A third of the Israeli government websites provide no content at all in the Arabic language, which is one of the two official languages in Israel. Only one website, that of the Knesset, presents information in Arabic that covers more or less the content presented in the Hebrew version. All this is being seen as the result of a comprehensive study conducted by the Abraham Fund Initiatives and published April 21.
The study explored 34 different websites of the [Israeli] government and various other authorities and agencies – 25 websites of the government and government authorities, four websites of the judiciary, the Knesset website and four websites of mixed Jewish-Arab municipalities (Tel Aviv-Jaffa, Haifa, Misgav and Gilboa). The study checked not only whether the said websites had an Arabic version, but also the quality of the website content and its scope, focusing on features such as the availability of online services and their accessibility through the website, as well as the extent to which input by and interaction with the [Arabic speaking] public were enabled.
When is the branch open?
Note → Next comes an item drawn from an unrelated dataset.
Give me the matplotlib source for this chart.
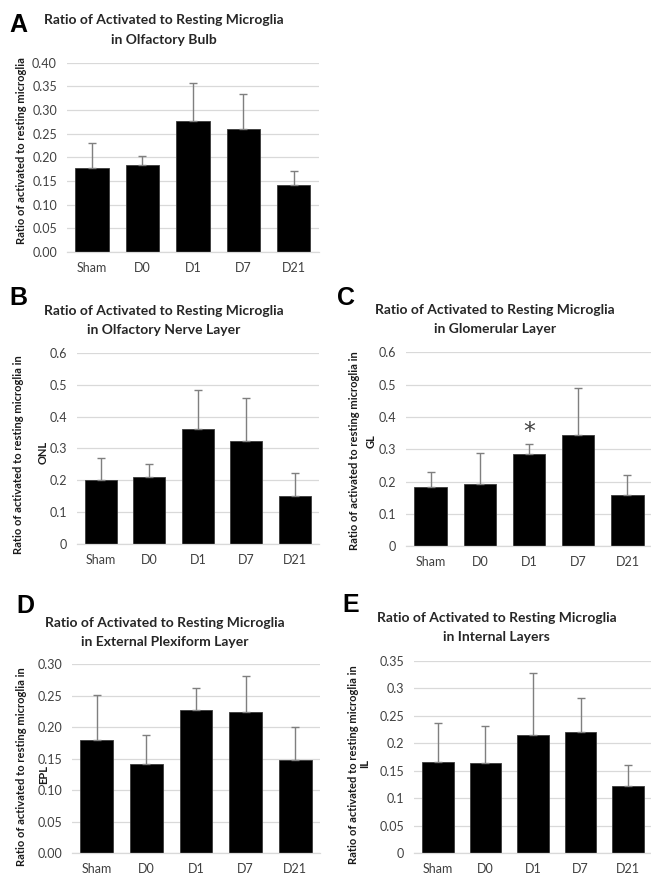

Ask a Hebrew-speaking friend
The study found that 11 of the websites researched did not include a version in Arabic — among them those of the Ministry of Finance, Israel Tax Authority, the Administration of Border Crossings, Population and Immigration, the Ministry of Religious Services, the Ministry for the Development of the Negev and Galilee and even the Gilboa Regional Council. A significant gap was found between the scope of the Hebrew version and that of the Arabic version of 13 other websites, including those of the Ministry of Transport and Road Safety, the Ministry of Education, the Ministry of Justice, the Supreme Court and the Tel Aviv-Jaffa and Haifa municipalities.
The gap is particularly evident in the vital area of input by and interaction with the public, which involves information relating to tenders, proposed laws and government and Knesset resolutions, as well as guidelines for establishing a business and other issues. Considerable gaps were found even with respect to basic information — the location and opening hours of branches of various authorities and agencies, their administrative structure and the services offered by each of these bodies.
Likewise, significant gaps were identified in areas such as the relevance of the information presented and its scope, accessibility and usability, as well as the linguistic quality of the text.
The Knesset website …
At the same time, the authors of the study favorably note the Knesset website, where information gaps between the Hebrew and Arabic versions were found to be minimal and, in fact, infinitesimal on the compatibility scale devised by the researchers. Other noteworthy websites, where relatively small information gaps were found between the Hebrew and Arabic versions, are those of the Prime Minister's Office, the Employment Service, the Ministry of Public Security, the Ministry of Tourism and the Misgav Regional Council.
“At present, a decade after the government passed a resolution on the translation into Arabic of public sector websites, the online services of government ministries, authorities and agencies are still not fully accessible to all Israeli citizens,” the authors of the study write in conclusion.
“The situation in Israel is far from that prevailing in the developed countries, like Canada, Switzerland and the European Union, where all public-sector websites are translated into all the official languages and provide information on the general level, at least, in all relevant languages. It turns out, however, that no reasons of principle are behind the failure to translate government or other official websites into Arabic, as demonstrated by the Knesset website, whose Arabic version is on par with the Hebrew version in terms of scope, quality and relevance. The obvious conclusion, then, is that it can be done.”